Beginning with FY2018, these two separate reporting requirements are now a single filing - the Annual Authority Registration and Financials, or AARF - due within six months of the end of your authority's fiscal year.
Method Of Creation
Under Georgia Statute, local government authorities can be created in three ways: by general enabling act, local laws, and Constitutional Amendments. There are 11 types of authorities that can be created through a general enabling act:
- Development Authority
- Downtown Development Authority
- Hospital Authority
- Housing Authority
- Joint Development Authority
- Recreation Authority
- Regional Industrial Development Authorities
- Regional Jail Authority
- Regional Solid Waste Management Authority
- Residential Care Facilities for the Elderly Authority
- Resource Recovery Development Authority
- Urban Residential Finance Authority (municipalities over 350,000)
Cities or counties are authorized to create authorities through general enabling legislation by passing an ordinance or resolution. The majority of authorities registered with DCA fall within this category.

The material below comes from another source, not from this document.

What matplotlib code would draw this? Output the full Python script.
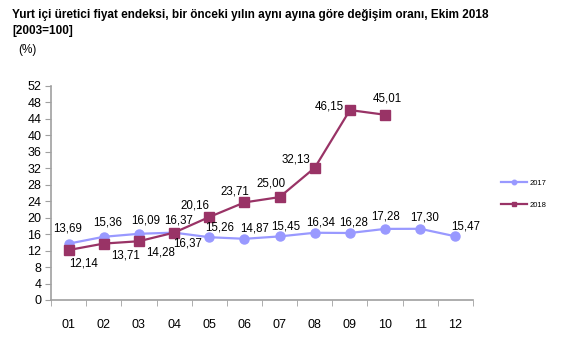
import matplotlib.pyplot as plt

plt.rcParams['font.family'] = ['Liberation Sans', 'DejaVu Sans']

aylar = ["01", "02", "03", "04", "05", "06", "07", "08", "09", "10", "11", "12"]
yil2017 = [13.69, 15.36, 16.09, 16.37, 15.26, 14.87, 15.45, 16.34, 16.28, 17.28, 17.30, 15.47]
yil2018 = [12.14, 13.71, 14.28, 16.37, 20.16, 23.71, 25.00, 32.13, 46.15, 45.01]
yticks = list(range(0, 53, 4))

# etiket kaydirmalari (piksel)
ofs2017 = [(-1, 15), (4, 14), (7, 13), (5, 12), (10, 10), (10, 10), (6, 10),
           (6, 10), (4, 11), (0, 12), (4, 11), (10, 10)]
ofs2018 = [(15, -13), (22, -12), (22, -11), (14, -11), (-14, 12), (-10, 11),
           (-9, 14), (-19, 8), (-21, 4), (2, 16)]

renk17 = "#9999FF"
renk18 = "#993366"
eksen = "#A0A0A0"

fig = plt.figure(figsize=(5.85, 3.47), dpi=100)
ax = fig.add_axes([51/585, 1-300/347, 422/585, 214/347])

x17 = list(range(len(yil2017)))
x18 = list(range(len(yil2018)))
ax.plot(x17, yil2017, "-o", color=renk17, lw=1.6, ms=6.5, label="2017")
ax.plot(x18, yil2018, "-s", color=renk18, lw=1.6, ms=6.5, label="2018")

for i, v in enumerate(yil2017):
    ax.annotate(f"{v:.2f}".replace(".", ","), (i, v), xytext=ofs2017[i],
                textcoords="offset pixels", ha="center", va="center", fontsize=8.3)
for i, v in enumerate(yil2018):
    ax.annotate(f"{v:.2f}".replace(".", ","), (i, v), xytext=ofs2018[i],
                textcoords="offset pixels", ha="center", va="center", fontsize=8.3)

ax.set_xlim(-0.5, len(aylar) - 0.5)
ax.set_ylim(0, 52)
ax.set_yticks(yticks)
ax.set_xticks(range(len(aylar)))
ax.set_xticklabels(aylar)
ax.set_xticks([i - 0.5 for i in range(len(aylar) + 1)], minor=True)
ax.tick_params(axis="x", which="major", length=0, pad=14, labelsize=9)
ax.tick_params(axis="x", which="minor", length=4, color=eksen, direction="out")
ax.tick_params(axis="y", length=4, color=eksen, labelsize=9, pad=3)
for s in ["top", "right"]:
    ax.spines[s].set_visible(False)
for s in ["left", "bottom"]:
    ax.spines[s].set_color(eksen)
    ax.spines[s].set_linewidth(1.2)

leg = ax.legend(loc="center left", bbox_to_anchor=(1.05, 0.495), frameon=False,
                fontsize=5.5, handlelength=3.4, labelspacing=1.9, handletextpad=0.3,
                markerscale=0.5)

fig.text(12/585, 1-15/347, "Yurt içi üretici fiyat endeksi, bir önceki yılın aynı ayına göre değişim oranı, Ekim 2018",
         fontsize=8.5, fontweight="bold", va="center", ha="left")
fig.text(12/585, 1-31/347, "[2003=100]", fontsize=8.5, fontweight="bold", va="center", ha="left")
fig.text(18/585, 1-50/347, "(%)", fontsize=8.5, va="center", ha="left")

fig.savefig("out.png", dpi=100)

Other authorities are formed under local law, to create a single, unique local government authority. Some authorities are created through this means even if there is a general enabling statute available. For example, several development and downtown development authorities were created under local law rather than general enabling statute.
The third possible method of creating a local government authority is through a Constitutional Amendment. These are similar to local laws; however, they must be approved by the voters of the affected jurisdiction and, as such, are included in the Constitution. Authorities can no longer be created by Constitutional Amendment, but there are some existing authorities that were created this way. Most of the constitutionally created authorities are development authorities.

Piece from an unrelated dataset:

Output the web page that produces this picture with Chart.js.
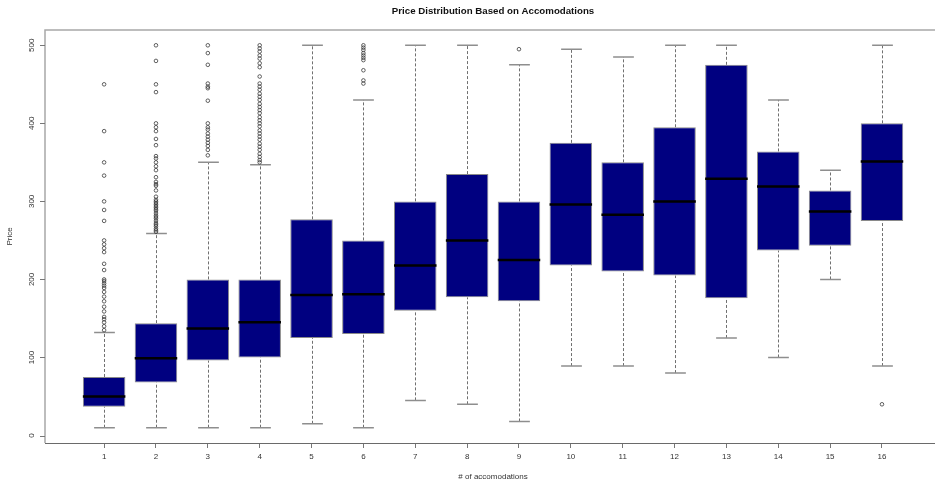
<!DOCTYPE html>
<html>
<head>
<meta charset="utf-8">
<script src="https://cdn.jsdelivr.net/npm/chart.js@4.4.1/dist/chart.umd.min.js"></script>
<style>
  html, body { margin: 0; padding: 0; background: #ffffff; overflow: hidden; }
  #wrap { width: 935px; height: 484px; position: relative; }
</style>
</head>
<body>
<div id="wrap"><canvas id="chart" width="935" height="484"></canvas></div>
<script>
// Number of accommodations (x categories)
const accommodations = [1, 2, 3, 4, 5, 6, 7, 8, 9, 10, 11, 12, 13, 14, 15, 16];

// Five-number summaries of price per group
const whiskerLow  = [10, 10, 10, 10, 15, 10, 45, 40, 18, 89, 89, 80, 125, 100, 200, 89];
const q1          = [37, 68, 96, 100, 125, 130, 160, 177, 172, 218, 210, 205, 176, 237, 243, 275];
const medians     = [50, 99, 137, 145, 180, 181, 218, 250, 225, 296, 283, 300, 329, 319, 287, 351];
const q3          = [75, 144, 200, 200, 277, 250, 300, 335, 300, 375, 350, 395, 475, 364, 314, 400];
const whiskerHigh = [132, 259, 350, 347, 500, 430, 500, 500, 475, 495, 485, 500, 500, 430, 340, 500];

// Outlying prices per group
const outliers = [
  [450, 390, 350, 333, 300, 289, 275, 250, 245, 240, 235, 220, 212, 200, 198, 195, 192, 189, 184, 178, 172, 165, 159, 152, 149, 145, 140, 135],
  [500, 480, 450, 440, 400, 395, 390, 380, 372, 358, 355, 350, 345, 340, 331, 325, 322, 320, 314, 306, 302, 300, 298, 296, 294, 292, 290, 288, 285, 282, 280, 278, 275, 272, 270, 268, 265, 263, 261],
  [500, 490, 475, 451, 447, 445, 429, 400, 395, 392, 387, 383, 379, 375, 371, 366, 359],
  [500, 496, 492, 487, 483, 477, 472, 460, 451, 447, 443, 438, 434, 430, 425, 421, 417, 413, 408, 404, 400, 396, 391, 387, 383, 379, 374, 370, 366, 361, 357, 353, 350],
  [],
  [500, 497, 494, 490, 487, 484, 481, 468, 455, 451],
  [],
  [],
  [495],
  [],
  [],
  [],
  [],
  [],
  [],
  [40]
];

// Axis ticks
const yTicks = [0, 100, 200, 300, 400, 500];

const FONT = "'Liberation Sans', Arial, Helvetica, sans-serif";

const boxData = accommodations.map((c, i) => ({ x: c, y: [q1[i], q3[i]] }));
const outlierData = [];
accommodations.forEach((c, i) => outliers[i].forEach(v => outlierData.push({ x: c, y: v })));

// Whiskers, staples, medians, frame and text drawn on the chart's scales
const boxParts = {
  id: 'boxParts',
  beforeDatasetsDraw(chart) {
    const { ctx, scales: { x, y } } = chart;
    const halfStaple = x.getPixelForValue(1.2) - x.getPixelForValue(1);
    ctx.save();
    accommodations.forEach((c, i) => {
      const px = Math.round(x.getPixelForValue(c)) + 0.5;
      // dashed whiskers
      ctx.setLineDash([3, 2]);
      ctx.strokeStyle = '#707070';
      ctx.lineWidth = 1;
      ctx.beginPath();
      ctx.moveTo(px, y.getPixelForValue(whiskerLow[i]));
      ctx.lineTo(px, y.getPixelForValue(q1[i]));
      ctx.moveTo(px, y.getPixelForValue(q3[i]));
      ctx.lineTo(px, y.getPixelForValue(whiskerHigh[i]));
      ctx.stroke();
      // staples
      ctx.setLineDash([]);
      ctx.strokeStyle = '#8e8e8e';
      ctx.lineWidth = 1.5;
      ctx.beginPath();
      [whiskerLow[i], whiskerHigh[i]].forEach(v => {
        const py = y.getPixelForValue(v);
        ctx.moveTo(px - halfStaple, py);
        ctx.lineTo(px + halfStaple, py);
      });
      ctx.stroke();
    });
    ctx.restore();
  },
  afterDatasetsDraw(chart) {
    const { ctx, scales: { y } } = chart;
    const meta = chart.getDatasetMeta(0);
    ctx.save();
    ctx.strokeStyle = '#000000';
    ctx.lineWidth = 2.5;
    meta.data.forEach((el, i) => {
      const { x: bx, width } = el.getProps(['x', 'width'], true);
      const py = y.getPixelForValue(medians[i]);
      ctx.beginPath();
      ctx.moveTo(bx - width / 2, py);
      ctx.lineTo(bx + width / 2, py);
      ctx.stroke();
    });
    ctx.restore();
  },
  afterDraw(chart) {
    const { ctx, chartArea: a, scales: { x, y } } = chart;
    ctx.save();
    // plot frame
    ctx.strokeStyle = '#a8a8a8';
    ctx.lineWidth = 1.5;
    ctx.beginPath();
    ctx.moveTo(a.left, a.bottom);
    ctx.lineTo(a.left, a.top);
    ctx.lineTo(chart.width, a.top);
    ctx.stroke();
    ctx.strokeStyle = '#6a6a6a';
    ctx.lineWidth = 1;
    ctx.beginPath();
    ctx.moveTo(a.left, Math.round(a.bottom) + 0.5);
    ctx.lineTo(chart.width, Math.round(a.bottom) + 0.5);
    ctx.stroke();

    // y tick marks and labels, labels written parallel to the axis
    ctx.strokeStyle = '#777777';
    ctx.lineWidth = 1;
    ctx.beginPath();
    y.ticks.forEach(t => {
      const py = Math.round(y.getPixelForValue(t.value)) + 0.5;
      ctx.moveTo(a.left - 5, py);
      ctx.lineTo(a.left, py);
    });
    ctx.stroke();
    ctx.fillStyle = '#333333';
    ctx.font = `8px ${FONT}`;
    ctx.textAlign = 'center';
    ctx.textBaseline = 'middle';
    y.ticks.forEach(t => {
      ctx.save();
      ctx.translate(31.5, y.getPixelForValue(t.value));
      ctx.rotate(-Math.PI / 2);
      ctx.fillText(String(t.value), 0, 0);
      ctx.restore();
    });

    // main title and x-axis title, centred on the plot region
    const cx = x.getPixelForValue(8.5);
    ctx.fillStyle = '#111111';
    ctx.font = `bold 9.7px ${FONT}`;
    ctx.fillText('Price Distribution Based on Accomodations', cx, 11.5);
    ctx.fillStyle = '#333333';
    ctx.font = `8px ${FONT}`;
    ctx.fillText('# of accomodations', cx, 477);
    ctx.restore();
  }
};

new Chart(document.getElementById('chart'), {
  type: 'bar',
  data: {
    datasets: [
      {
        label: 'Price',
        data: boxData,
        backgroundColor: '#000080',
        borderColor: '#8a8a8a',
        borderWidth: 1,
        borderSkipped: false,
        grouped: false,
        barPercentage: 0.82,
        categoryPercentage: 1.0
      },
      {
        type: 'scatter',
        label: 'Outliers',
        data: outlierData,
        pointRadius: 1.8,
        pointBorderWidth: 0.8,
        pointBackgroundColor: 'rgba(0,0,0,0)',
        pointBorderColor: '#3a3a3a'
      }
    ]
  },
  options: {
    responsive: false,
    animation: false,
    devicePixelRatio: 1,
    layout: { padding: { top: 30, right: 0, bottom: 0, left: 0 } },
    plugins: {
      legend: { display: false },
      tooltip: { enabled: false },
      title: { display: false }
    },
    scales: {
      x: {
        type: 'linear',
        min: -0.14,
        max: 16.93,
        offset: false,
        afterBuildTicks: s => { s.ticks = accommodations.map(v => ({ value: v })); },
        afterFit: s => { s.height = 41; },
        grid: { display: true, offset: false, drawOnChartArea: false, drawTicks: true, tickLength: 5, color: '#777777', lineWidth: 1 },
        border: { display: false },
        ticks: {
          font: { family: FONT, size: 8 },
          color: '#333333',
          padding: 4,
          maxRotation: 0,
          minRotation: 0,
          callback: v => String(v)
        }
      },
      y: {
        type: 'linear',
        min: -9.6,
        max: 519.6,
        afterBuildTicks: s => { s.ticks = yTicks.map(v => ({ value: v })); },
        afterFit: s => { s.width = 45; },
        grid: { display: false },
        border: { display: false },
        ticks: { display: false },
        title: {
          display: true,
          text: 'Price',
          font: { family: FONT, size: 8 },
          color: '#333333',
          padding: { top: 5, bottom: 0 }
        }
      }
    }
  },
  plugins: [boxParts]
});
</script>
</body>
</html>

Authorities can be created to serve a single jurisdiction or may be established to provide services to multiple cities or counties. Most of the authorities registered with DCA were created to serve a single jurisdiction. Some authorities, however, are by their nature set up to serve more than one jurisdiction, such as regional solid waste authorities, regional jail authorities, and joint development authorities. Examples of other authorities that serve multiple jurisdictions include airport, hospital, housing, and development authorities.
Local government authorities may also function as either dependent or independent entities. If an authority's finances are included in a local government's audit or financial statements, or if its operating decisions are made by a local government's executive officer or governing board, it is considered to be dependent. All other authorities are classified as independent. Of those authorities registered with the Department, most indicated they were independent.
As mentioned earlier, local government authorities are established to carry out a specific public purpose. These purposes can include economic development, hospital operations, housing, the operation of a water and sewer system, and others. The largest percentage of authorities registered with DCA are development authorities, including downtown development, industrial development, and joint development authorities. The next most common type of authority is housing, followed by hospital and water and sewer.
DCA provides an annual on-line directory of registered local government authorities. To find our more about this directory or get additional information on the authority registration process, please contact the Office of Research
In accordance with HB257 during the 2017-2018 legislative session, this AARF combines authority registration and financial reporting into a single report, due within six months of the conclusion of the authority's fiscal year.